FAU's Joseph uses his gifts to help team, family
It began when he was a
young boy living in Fort Lauderdale, watching his mother weep
over her inability to keep the lights on or get new shoes for
her children.
"It is just a horrible feeling when you see your mother cry when
she can't pay the bills or do what she wants for you. It leaves
a bad feeling in you, and it builds up over the years," Florida
Atlantic senior linebacker Frantz Joseph said.
It builds up until you are able to do something about it, and it
is what drives Joseph now, as he heads into his final season at
FAU, working to push the fledgling program even higher.
"I am determined to get whatever I have to get done to make her
happy," Joseph said about his mother, Marie Clercius, an
immigrant from Haiti who raised five children on her own.
That meant leaving Boston College after
one year and coming back to South Florida. It meant joining a
team with no history or tradition that went 2-9 the year Joseph
arrived in 2005.
And it means now being a team leader, first by example, in the
weight room during summer drills and in preseason camp.
And calling out slackers, pumping up the veterans, teaching the
rookies.
That determination helped him set a team record with 131 tackles
last season, and is why Joseph is the preseason Sun Belt
Defensive Player of the Year.
It is why
NFL scouts have been watching practices during preseason
camp, checking out the 6-foot-1, 229-pound Joseph as he blows up
plays.
"He's tough, he's a leader. He means a lot to this team," coach
Howard Schnellenberger said.
"I did all I could for him," Clercius said. "Now he is doing all
he can for me."
Joseph's love for the game is evident in the high-wattage smile
that is always on his face when he walks off the field after
practice.
It's as if he has just gotten off the
Space Mountain ride at
Disney World rather than having spent nearly three hours
dodging blocks while chasing down running backs.
"Oh, all of it," Joseph says when asked about what he likes
about the game.
"The hitting, the running, the challenge presented on every
snap. They want to beat you, you want to beat them."
Joseph's first appearance on the football field in high school
was as a member of
Dillard's band. But when he transferred to Fort Lauderdale
after his freshman year, he quit the band and put on a helmet
and that opened up the chance for a full scholarship to college.
"Any source to better myself I was going to take, and school was
one of those and so was football," Joseph said.
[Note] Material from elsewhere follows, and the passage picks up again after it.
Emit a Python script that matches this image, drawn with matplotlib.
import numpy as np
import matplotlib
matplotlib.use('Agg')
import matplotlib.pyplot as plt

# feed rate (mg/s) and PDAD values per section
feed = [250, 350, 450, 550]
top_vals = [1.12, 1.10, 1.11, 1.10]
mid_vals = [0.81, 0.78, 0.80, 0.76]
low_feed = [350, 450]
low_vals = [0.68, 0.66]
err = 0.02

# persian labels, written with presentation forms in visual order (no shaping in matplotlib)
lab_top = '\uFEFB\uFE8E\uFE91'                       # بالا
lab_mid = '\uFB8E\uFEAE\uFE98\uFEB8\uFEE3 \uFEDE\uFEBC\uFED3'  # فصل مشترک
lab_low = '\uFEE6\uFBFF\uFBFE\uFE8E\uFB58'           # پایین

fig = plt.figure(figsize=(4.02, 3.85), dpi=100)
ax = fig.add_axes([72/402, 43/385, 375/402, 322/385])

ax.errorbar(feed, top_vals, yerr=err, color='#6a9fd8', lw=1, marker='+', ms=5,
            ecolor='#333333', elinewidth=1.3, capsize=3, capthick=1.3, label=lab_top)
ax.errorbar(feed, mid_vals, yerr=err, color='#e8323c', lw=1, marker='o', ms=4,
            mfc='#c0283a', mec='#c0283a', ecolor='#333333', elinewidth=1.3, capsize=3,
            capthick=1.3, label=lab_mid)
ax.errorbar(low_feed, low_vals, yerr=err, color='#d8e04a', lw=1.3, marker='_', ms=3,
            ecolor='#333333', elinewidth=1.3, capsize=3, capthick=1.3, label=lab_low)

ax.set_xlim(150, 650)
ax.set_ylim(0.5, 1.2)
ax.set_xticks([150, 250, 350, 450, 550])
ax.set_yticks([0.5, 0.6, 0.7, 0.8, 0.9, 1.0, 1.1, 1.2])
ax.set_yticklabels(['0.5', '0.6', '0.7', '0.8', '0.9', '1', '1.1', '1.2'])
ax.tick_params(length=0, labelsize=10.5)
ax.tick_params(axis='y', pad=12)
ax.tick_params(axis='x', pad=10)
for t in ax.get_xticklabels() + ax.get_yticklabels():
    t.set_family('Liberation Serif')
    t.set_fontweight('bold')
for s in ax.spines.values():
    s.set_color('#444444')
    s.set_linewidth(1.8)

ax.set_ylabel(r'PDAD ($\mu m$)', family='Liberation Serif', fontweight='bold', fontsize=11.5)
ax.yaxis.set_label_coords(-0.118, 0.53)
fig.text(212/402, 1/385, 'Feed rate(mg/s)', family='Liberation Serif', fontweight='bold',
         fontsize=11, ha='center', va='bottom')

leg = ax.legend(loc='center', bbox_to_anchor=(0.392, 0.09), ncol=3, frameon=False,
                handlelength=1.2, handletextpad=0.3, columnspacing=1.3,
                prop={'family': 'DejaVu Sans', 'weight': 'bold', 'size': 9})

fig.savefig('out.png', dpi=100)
It came down to Boston College and FAU, with the Owls losing
out.
"There was a lot of pressure behind me, people talking about big
time. I had never lived through it before, and I listened to
them," Joseph said.
"I wanted to see what it was about."
It
didn't take Joseph long to realized he had made
a mistake. After his freshman year he
transferred to FAU, where the Owls welcomed him.
"Coming back was a blessing for me. Playing the
same level of competition, being near my mother,
having the opportunity to get to the next level,
it all fit," Joseph said.
Clercius had worked as a housekeeper at local
hotels while Joseph was growing up, but health
problems forced her to quit, and now she ekes
out a living scouring second-hand stores for
bargains that she then sells at a local flea
market.
"I couldn't make it without Frantz," she says.
An older brother in the
Navy sends her $400 a month, and Joseph
supplements that with whatever he can. He is
hoping his contributions will jump when he
graduates, either with an NFL contract or
through the business he plans to open.
Joseph has a double major of business management
and marketing and is currently applying for a
business tax identification number so he will be
ready in case his football career does not go
beyond this season.
"Seeing what my mother went through, and the
opportunities she gave me, I am not taking
anything for granted," Joseph said.
Football has taught him two important lessons.
"If you work hard it will pay off, and when
times get hard, the strongest people will
overcome adversity," Joseph said.
"Anything that happens to us, like two days ago
the lights got cut off. My will is too strong to
let anything get me down," Joseph said.
"He's a remarkable young man," said linebackers
coach Kurt Van Valkenburgh. "He's exactly the
kind of kid we built this program on."